**** Data excerpts ****
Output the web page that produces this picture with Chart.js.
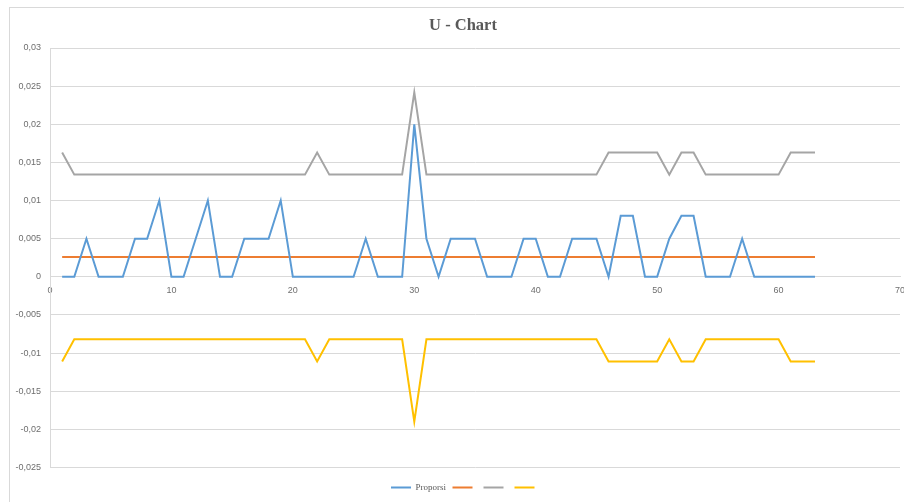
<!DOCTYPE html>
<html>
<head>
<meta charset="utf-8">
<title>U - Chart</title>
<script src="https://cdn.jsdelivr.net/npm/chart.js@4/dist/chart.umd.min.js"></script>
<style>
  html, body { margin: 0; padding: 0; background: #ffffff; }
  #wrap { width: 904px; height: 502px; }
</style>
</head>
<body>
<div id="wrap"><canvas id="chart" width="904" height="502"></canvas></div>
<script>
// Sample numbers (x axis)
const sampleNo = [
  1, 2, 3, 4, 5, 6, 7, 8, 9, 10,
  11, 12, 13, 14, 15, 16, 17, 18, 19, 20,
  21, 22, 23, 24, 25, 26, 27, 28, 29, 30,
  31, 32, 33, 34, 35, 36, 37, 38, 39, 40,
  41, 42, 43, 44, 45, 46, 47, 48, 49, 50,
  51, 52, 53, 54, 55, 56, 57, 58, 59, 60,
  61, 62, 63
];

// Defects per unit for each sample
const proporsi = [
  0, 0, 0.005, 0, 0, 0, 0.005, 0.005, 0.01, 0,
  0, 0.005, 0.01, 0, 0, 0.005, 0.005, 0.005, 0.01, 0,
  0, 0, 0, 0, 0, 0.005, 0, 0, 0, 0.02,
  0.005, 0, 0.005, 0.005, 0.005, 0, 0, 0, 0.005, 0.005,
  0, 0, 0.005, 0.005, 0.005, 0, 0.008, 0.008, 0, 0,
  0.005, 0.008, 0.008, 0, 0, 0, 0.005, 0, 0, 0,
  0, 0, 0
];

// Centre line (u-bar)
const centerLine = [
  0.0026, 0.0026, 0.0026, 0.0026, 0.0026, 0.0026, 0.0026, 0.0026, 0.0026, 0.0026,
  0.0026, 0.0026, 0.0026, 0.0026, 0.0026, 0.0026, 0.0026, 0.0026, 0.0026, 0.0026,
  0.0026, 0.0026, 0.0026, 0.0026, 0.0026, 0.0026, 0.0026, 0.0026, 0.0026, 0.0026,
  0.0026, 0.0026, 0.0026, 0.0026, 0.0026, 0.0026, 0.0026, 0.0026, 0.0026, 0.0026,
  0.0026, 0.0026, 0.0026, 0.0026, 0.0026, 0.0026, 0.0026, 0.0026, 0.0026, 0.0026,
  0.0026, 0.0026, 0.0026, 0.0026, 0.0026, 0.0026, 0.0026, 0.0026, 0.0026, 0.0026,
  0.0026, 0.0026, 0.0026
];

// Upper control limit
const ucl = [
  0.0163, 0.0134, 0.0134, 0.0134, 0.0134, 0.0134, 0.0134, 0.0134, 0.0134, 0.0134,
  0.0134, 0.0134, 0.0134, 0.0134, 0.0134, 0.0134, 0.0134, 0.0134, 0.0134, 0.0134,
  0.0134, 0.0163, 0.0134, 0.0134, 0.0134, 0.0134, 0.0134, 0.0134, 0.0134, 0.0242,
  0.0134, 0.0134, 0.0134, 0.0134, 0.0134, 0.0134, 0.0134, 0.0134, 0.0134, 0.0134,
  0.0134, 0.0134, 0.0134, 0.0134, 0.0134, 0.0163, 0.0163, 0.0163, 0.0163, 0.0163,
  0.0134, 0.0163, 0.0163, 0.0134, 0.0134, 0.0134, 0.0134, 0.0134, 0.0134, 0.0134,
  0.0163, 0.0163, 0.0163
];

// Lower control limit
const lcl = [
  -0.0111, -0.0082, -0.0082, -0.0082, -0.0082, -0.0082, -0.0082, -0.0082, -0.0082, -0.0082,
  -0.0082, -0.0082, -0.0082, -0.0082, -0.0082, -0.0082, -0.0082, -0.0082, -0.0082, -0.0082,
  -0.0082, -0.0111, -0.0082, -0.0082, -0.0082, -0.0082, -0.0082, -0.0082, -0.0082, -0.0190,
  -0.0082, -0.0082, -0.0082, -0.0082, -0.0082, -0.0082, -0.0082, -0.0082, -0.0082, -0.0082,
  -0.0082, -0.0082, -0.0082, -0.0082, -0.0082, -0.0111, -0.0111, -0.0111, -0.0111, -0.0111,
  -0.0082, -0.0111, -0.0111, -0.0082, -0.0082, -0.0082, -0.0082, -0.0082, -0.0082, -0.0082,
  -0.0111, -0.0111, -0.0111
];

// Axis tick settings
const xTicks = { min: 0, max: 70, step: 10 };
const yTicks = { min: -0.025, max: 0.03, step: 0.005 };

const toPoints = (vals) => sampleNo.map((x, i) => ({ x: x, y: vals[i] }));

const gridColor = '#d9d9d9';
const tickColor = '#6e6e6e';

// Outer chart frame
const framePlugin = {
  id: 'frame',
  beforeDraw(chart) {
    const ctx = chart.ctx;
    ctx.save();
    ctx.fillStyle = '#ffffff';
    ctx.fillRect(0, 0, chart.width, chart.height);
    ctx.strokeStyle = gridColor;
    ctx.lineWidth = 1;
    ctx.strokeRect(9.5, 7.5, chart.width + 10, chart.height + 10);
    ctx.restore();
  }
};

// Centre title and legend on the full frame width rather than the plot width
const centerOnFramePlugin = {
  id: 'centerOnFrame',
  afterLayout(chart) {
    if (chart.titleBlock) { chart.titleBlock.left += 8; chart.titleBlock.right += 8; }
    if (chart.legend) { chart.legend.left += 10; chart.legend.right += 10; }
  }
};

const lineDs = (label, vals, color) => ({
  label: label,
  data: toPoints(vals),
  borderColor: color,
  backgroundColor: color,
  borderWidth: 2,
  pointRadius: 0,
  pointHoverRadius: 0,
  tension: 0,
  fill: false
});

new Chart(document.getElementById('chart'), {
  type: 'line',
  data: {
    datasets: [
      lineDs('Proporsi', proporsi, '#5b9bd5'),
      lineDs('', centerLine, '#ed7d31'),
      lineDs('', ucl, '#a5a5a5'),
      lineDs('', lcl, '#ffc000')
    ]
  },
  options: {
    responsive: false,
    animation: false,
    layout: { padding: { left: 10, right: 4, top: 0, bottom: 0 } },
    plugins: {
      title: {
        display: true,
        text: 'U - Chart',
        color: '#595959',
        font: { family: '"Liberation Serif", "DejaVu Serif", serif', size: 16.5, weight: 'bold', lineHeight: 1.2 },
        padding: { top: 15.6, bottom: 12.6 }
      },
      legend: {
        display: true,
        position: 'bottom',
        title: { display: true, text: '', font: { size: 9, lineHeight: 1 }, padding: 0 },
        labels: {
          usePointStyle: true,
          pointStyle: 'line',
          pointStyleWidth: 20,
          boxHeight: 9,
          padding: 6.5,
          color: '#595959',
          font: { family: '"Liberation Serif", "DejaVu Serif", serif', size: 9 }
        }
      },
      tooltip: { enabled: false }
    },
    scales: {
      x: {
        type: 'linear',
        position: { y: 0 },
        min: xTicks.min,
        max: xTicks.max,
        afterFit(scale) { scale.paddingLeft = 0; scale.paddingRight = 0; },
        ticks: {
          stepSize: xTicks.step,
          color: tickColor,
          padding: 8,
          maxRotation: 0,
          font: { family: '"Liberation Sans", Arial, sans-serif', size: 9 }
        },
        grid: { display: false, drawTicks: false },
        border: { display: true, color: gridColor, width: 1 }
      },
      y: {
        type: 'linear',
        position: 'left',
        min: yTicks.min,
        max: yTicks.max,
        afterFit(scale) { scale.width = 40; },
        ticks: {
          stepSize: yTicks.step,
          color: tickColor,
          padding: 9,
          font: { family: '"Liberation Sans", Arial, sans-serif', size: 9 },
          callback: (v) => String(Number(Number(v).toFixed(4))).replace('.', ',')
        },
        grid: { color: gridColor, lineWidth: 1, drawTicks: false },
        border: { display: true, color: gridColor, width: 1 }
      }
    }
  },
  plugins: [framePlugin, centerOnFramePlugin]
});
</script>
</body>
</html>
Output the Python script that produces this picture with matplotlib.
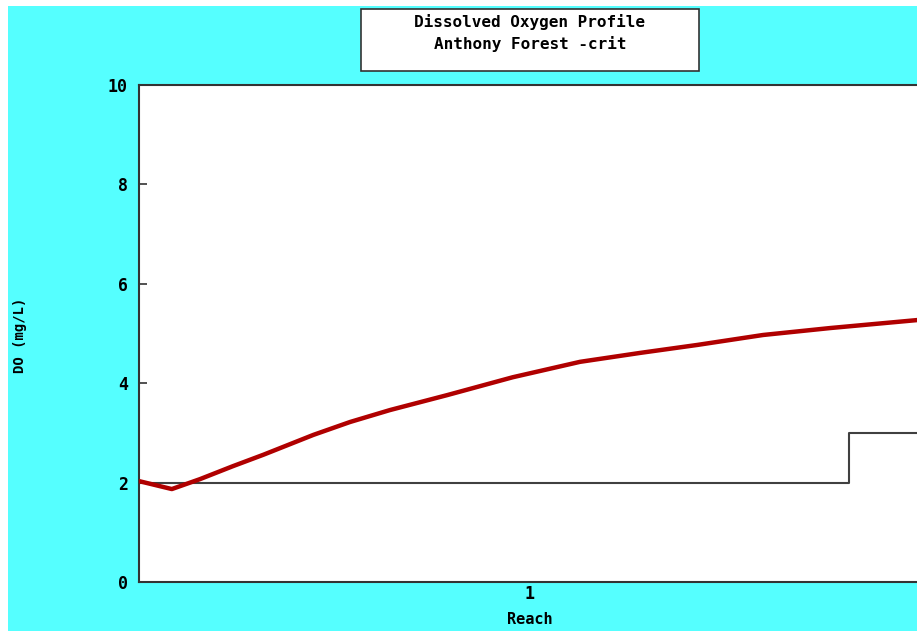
****
Aim of the task:
List all lines in the material containing the string "produces".

Answer for the task:
Output the web page that produces this picture with Chart.js.
Output the Python script that produces this picture with matplotlib.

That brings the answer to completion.